Libertarian Fatalist

Over on BTWN, a woman challenged me on the issue of Libertarian Freewill vs Determinism. Here is that conversation:

Linda Johnson,

I think you have missed my point about how events are interrelated with one another. The point isn’t whether God can determine such events. The point is whether God can determine events in isolations from other events in a timeline. It is actually ironic that you have been espousing a sort of fatalism. You make end events irrelevant to the events in between that bring it about. This is because you are isolating events from their historical setting that allows them to take place. It may be unclear to you why this is true. So, let us define Fatalism:

“A more interesting (and I think more common) way to understand ‘fatalism’ is as the view that events will turn out a certain way no matter what we do. The central idea here is that future events (at least the major life-impacting ones) are fixed in such a way that our choices are irrelevant; those events aren’t dependent on, or affected by, our decisions or actions to any significant extent. So a fatalist might believe (based on the pronouncements of a fortune-teller perhaps) that he will die on a certain date, or in a particular fashion, regardless of any course of action he might take now.”

Dr. James Anderson, http://www.proginosko.com/2014/07/calvinism-and-determinism/

The reason this definition works for your position is that you maintain God can determine these singular events in isolation from preceding events. Think about Archduke Franz Ferdinand of Austria. God may determine his assassination. Why? How does that event make sense apart from other events? Historians often talk about the long and short terms reasons for why events happen.

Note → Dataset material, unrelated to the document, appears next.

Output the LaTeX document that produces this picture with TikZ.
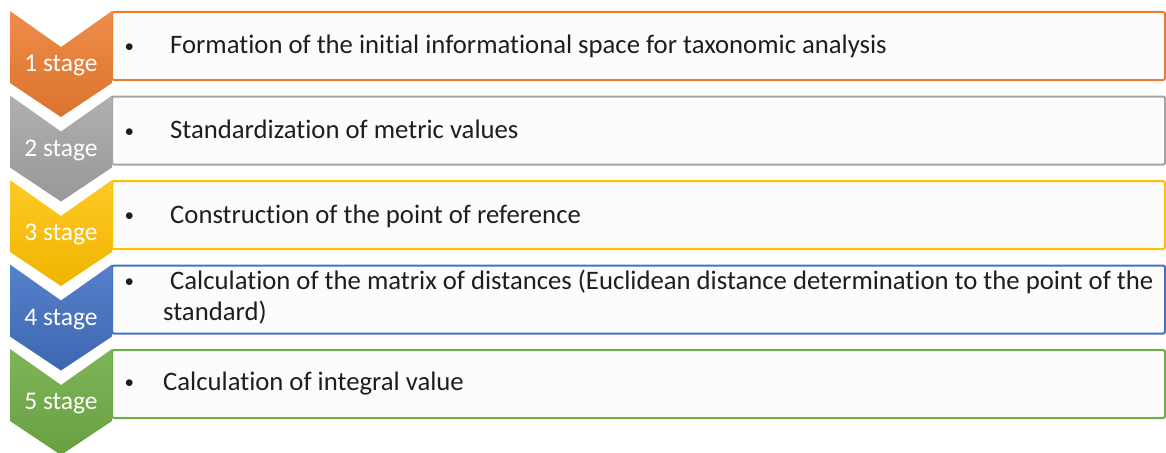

“If one person does not sin, another will come along to play that part, grieving God in the process, by the way. He is more than able to bring about His objectives using the freedom of men, and He really means it that He hates sin his way.”

So, if one doesn’t sin then someone else must sin? Do you have an argument for that? It seems that you either need to espouse a form of Molinism or give up this claim. You are then conceding a weak form of determinism.

“What if–instead of the mechanistic, gear-drives-gear view you have of everything, even of the dealings of God with men–at every decision point, we have real freedom to choose God’s way or not, despite all of the pressures on us, including our own inclinations? ”

I don’t think it is analogous to a machine but rather to a book and its author.

“Christian doctrine never believed in this pagan idea, until it got unduly philosophical, accepting the doctrinal spin of Augustine under the threat of death.”

This is clearly false because Clement of Rome and various other Church Fathers maintained a strong view of predestination. The ironic hypocritical nature of this comment is overwhelming. Do you suppose Libertarian indeterministic freedom was started by Christians?